Minimax Rates and Adaptivity in Combining Experimental and Observational Data

Randomized controlled trials (RCTs) are the gold standard for evaluating the causal effect of a treatment; however, they often have limited sample sizes and sometimes poor generalizability. On the other hand, non-randomized, observational data derived from large administrative databases have massive sample sizes and better generalizability, but they are prone to unmeasured confounding bias. It is thus of considerable interest to reconcile effect estimates obtained from randomized controlled trials and observational studies investigating the same intervention, potentially harvesting the best from both realms. In this paper, we theoretically characterize the potential efficiency gain of integrating observational data into the RCT-based analysis from a minimax point of view. For estimation, we derive the minimax rate of convergence for the mean squared error, and propose a fully adaptive anchored thresholding estimator that attains the optimal rate up to poly-log factors.

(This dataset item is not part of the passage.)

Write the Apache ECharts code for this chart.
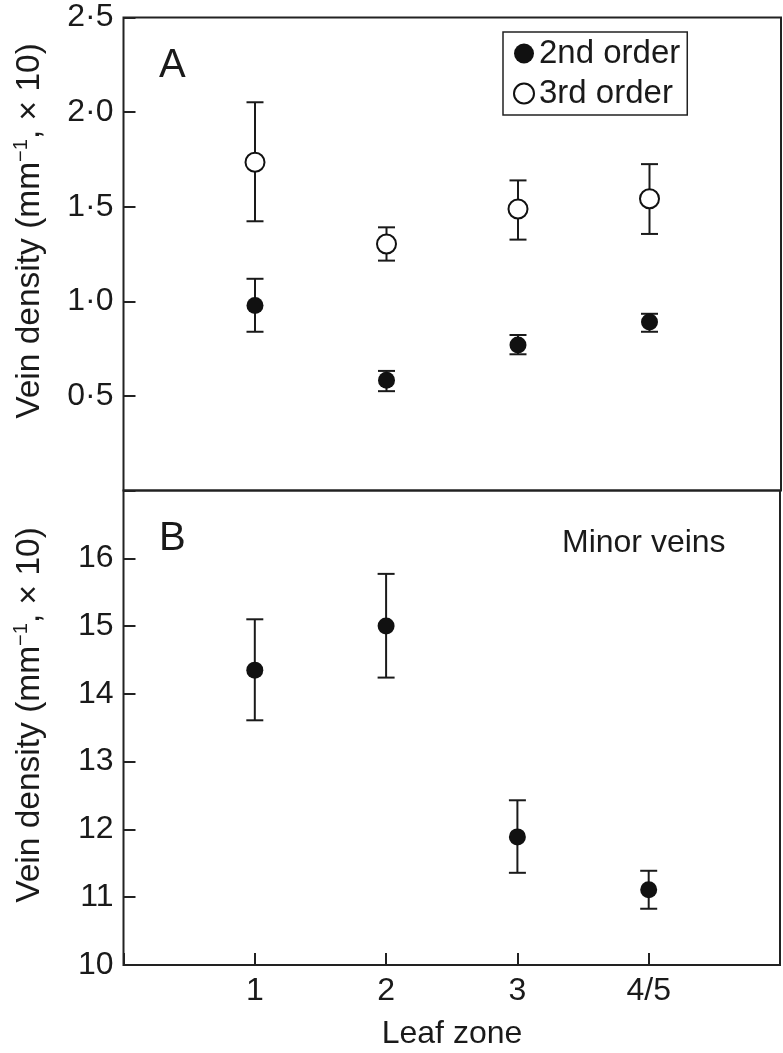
<!DOCTYPE html>
<html><head><meta charset="utf-8">
<script src="https://cdn.jsdelivr.net/npm/echarts@6/dist/echarts.min.js"></script>
<style>html,body{margin:0;padding:0;background:#fff}#c{width:783px;height:1053px}</style>
</head><body><div id="c"></div>
<script>
// ---- data ----
const zones = ['1', '2', '3', '4/5'];
const zonePos = [1, 2, 3, 4];
const second = [0.978, 0.583, 0.769, 0.890];
const secondLow = [0.839, 0.525, 0.720, 0.839];
const secondHigh = [1.119, 0.632, 0.822, 0.934];
const third = [1.735, 1.303, 1.488, 1.542];
const thirdLow = [1.423, 1.215, 1.326, 1.356];
const thirdHigh = [2.052, 1.391, 1.639, 1.725];
const minor = [14.35, 15.0, 11.89, 11.11];
const minorLow = [13.61, 14.24, 11.36, 10.83];
const minorHigh = [15.10, 15.77, 12.43, 11.39];

const FONT = '"Liberation Sans", Arial, Helvetica, sans-serif';
const INK = '#1a1a1a';
const LINE = '#222';

const chart = echarts.init(document.getElementById('c'), null, {renderer: 'canvas'});

function errRender(params, api) {
  const x = api.value(0), lo = api.value(1), hi = api.value(2);
  const p1 = api.coord([x, hi]), p2 = api.coord([x, lo]);
  const hw = 8.5;
  const st = {stroke: INK, lineWidth: 2};
  return {type: 'group', children: [
    {type: 'line', shape: {x1: p1[0], y1: p1[1], x2: p2[0], y2: p2[1]}, style: st},
    {type: 'line', shape: {x1: p1[0] - hw, y1: p1[1], x2: p1[0] + hw, y2: p1[1]}, style: st},
    {type: 'line', shape: {x1: p2[0] - hw, y1: p2[1], x2: p2[0] + hw, y2: p2[1]}, style: st}
  ]};
}

const pts = (vals) => vals.map((v, i) => [zonePos[i], v]);
const errs = (lo, hi) => lo.map((v, i) => [zonePos[i], v, hi[i]]);

const tickStyle = {show: true, inside: true, length: 12, lineStyle: {color: LINE, width: 2}};
const labelStyle = {color: INK, fontSize: 32, fontFamily: FONT};

const yName = 'Vein density (mm{sup|−1}, × 10)';
const richName = {sup: {fontSize: 20, fontFamily: FONT, fill: INK, color: INK, verticalAlign: 'top', lineHeight: 21}};

chart.setOption({
  animation: false,
  backgroundColor: '#fff',
  grid: [
    {left: 123.5, top: 17.5, width: 657.5, height: 473, show: true, borderColor: LINE, borderWidth: 2, backgroundColor: 'transparent'},
    {left: 123.5, top: 490.5, width: 657.5, height: 474.5, show: true, borderColor: LINE, borderWidth: 2, backgroundColor: 'transparent'}
  ],
  xAxis: [
    {type: 'value', gridIndex: 0, min: 0, max: 5, interval: 1, axisLine: {show: false}, axisTick: {show: false}, axisLabel: {show: false}, splitLine: {show: false}},
    {type: 'value', gridIndex: 1, min: 0, max: 5, interval: 1, axisLine: {show: false}, axisTick: tickStyle, splitLine: {show: false},
      axisLabel: Object.assign({margin: 10, formatter: v => zones[zonePos.indexOf(v)] || ''}, labelStyle)}
  ],
  yAxis: [
    {type: 'value', gridIndex: 0, min: 0, max: 2.5, interval: 0.5, axisLine: {show: false}, axisTick: tickStyle, splitLine: {show: false},
      axisLabel: Object.assign({margin: 10, showMaxLabel: true, formatter: v => v === 0 ? '' : v.toFixed(1).replace('.', '·')}, labelStyle)},
    {type: 'value', gridIndex: 1, min: 10, max: 17, interval: 1, axisLine: {show: false}, axisTick: tickStyle, splitLine: {show: false},
      axisLabel: Object.assign({margin: 10, formatter: v => v === 17 ? '' : String(v)}, labelStyle)}
  ],
  legend: {
    data: ['2nd order', '3rd order'],
    orient: 'vertical', left: 503, top: 32,
    borderColor: LINE, borderWidth: 1.5, borderRadius: 0,
    padding: [5, 7, 5, 10], itemGap: 7, itemWidth: 20, itemHeight: 20,
    textStyle: {color: INK, fontSize: 33, fontFamily: FONT, lineHeight: 32},
    selectedMode: false
  },
  series: [
    {type: 'custom', name: 'err2', xAxisIndex: 0, yAxisIndex: 0, renderItem: errRender, encode: {x: 0, y: [1, 2]}, data: errs(secondLow, secondHigh), z: 1, silent: true},
    {type: 'custom', name: 'err3', xAxisIndex: 0, yAxisIndex: 0, renderItem: errRender, encode: {x: 0, y: [1, 2]}, data: errs(thirdLow, thirdHigh), z: 1, silent: true},
    {type: 'custom', name: 'errM', xAxisIndex: 1, yAxisIndex: 1, renderItem: errRender, encode: {x: 0, y: [1, 2]}, data: errs(minorLow, minorHigh), z: 1, silent: true},
    {type: 'scatter', name: '2nd order', xAxisIndex: 0, yAxisIndex: 0, symbol: 'circle', symbolSize: 17, data: pts(second), itemStyle: {color: '#111', opacity: 1}, z: 3},
    {type: 'scatter', name: '3rd order', xAxisIndex: 0, yAxisIndex: 0, symbol: 'circle', symbolSize: 19, data: pts(third), itemStyle: {color: '#fff', borderColor: '#111', borderWidth: 2, opacity: 1}, z: 3},
    {type: 'scatter', name: 'Minor veins', xAxisIndex: 1, yAxisIndex: 1, symbol: 'circle', symbolSize: 17, data: pts(minor), itemStyle: {color: '#111', opacity: 1}, z: 3}
  ],
  graphic: [
    {type: 'text', x: 30, y: 231, rotation: Math.PI / 2, style: {text: yName, rich: richName, fill: INK, fontSize: 33.5, fontFamily: FONT, lineHeight: 38, align: 'center', verticalAlign: 'middle'}},
    {type: 'text', x: 30, y: 715, rotation: Math.PI / 2, style: {text: yName, rich: richName, fill: INK, fontSize: 33.5, fontFamily: FONT, lineHeight: 38, align: 'center', verticalAlign: 'middle'}},
    {type: 'text', x: 452, y: 1034, style: {text: 'Leaf zone', fill: INK, fontSize: 32, fontFamily: FONT, align: 'center', verticalAlign: 'middle'}},
    {type: 'text', x: 159, y: 66, style: {text: 'A', fill: INK, fontSize: 40, fontFamily: FONT, align: 'left', verticalAlign: 'middle'}},
    {type: 'text', x: 159, y: 539, style: {text: 'B', fill: INK, fontSize: 40, fontFamily: FONT, align: 'left', verticalAlign: 'middle'}},
    {type: 'text', x: 562, y: 543, style: {text: 'Minor veins', fill: INK, fontSize: 32, fontFamily: FONT, align: 'left', verticalAlign: 'middle'}}
  ]
});
</script></body></html>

For inference, we characterize the minimax rate for the length of confidence intervals and show that adaptation (to unknown confounding bias) is in general impossible. A curious phenomenon thus emerges: for estimation, the efficiency gain from data integration can be achieved without prior knowledge on the magnitude of the confounding bias; for inference, the same task becomes information-theoretically impossible in general. We corroborate our theoretical findings using simulations and a real data example from the RCT DUPLICATE initiative [Franklin et al., 2021b].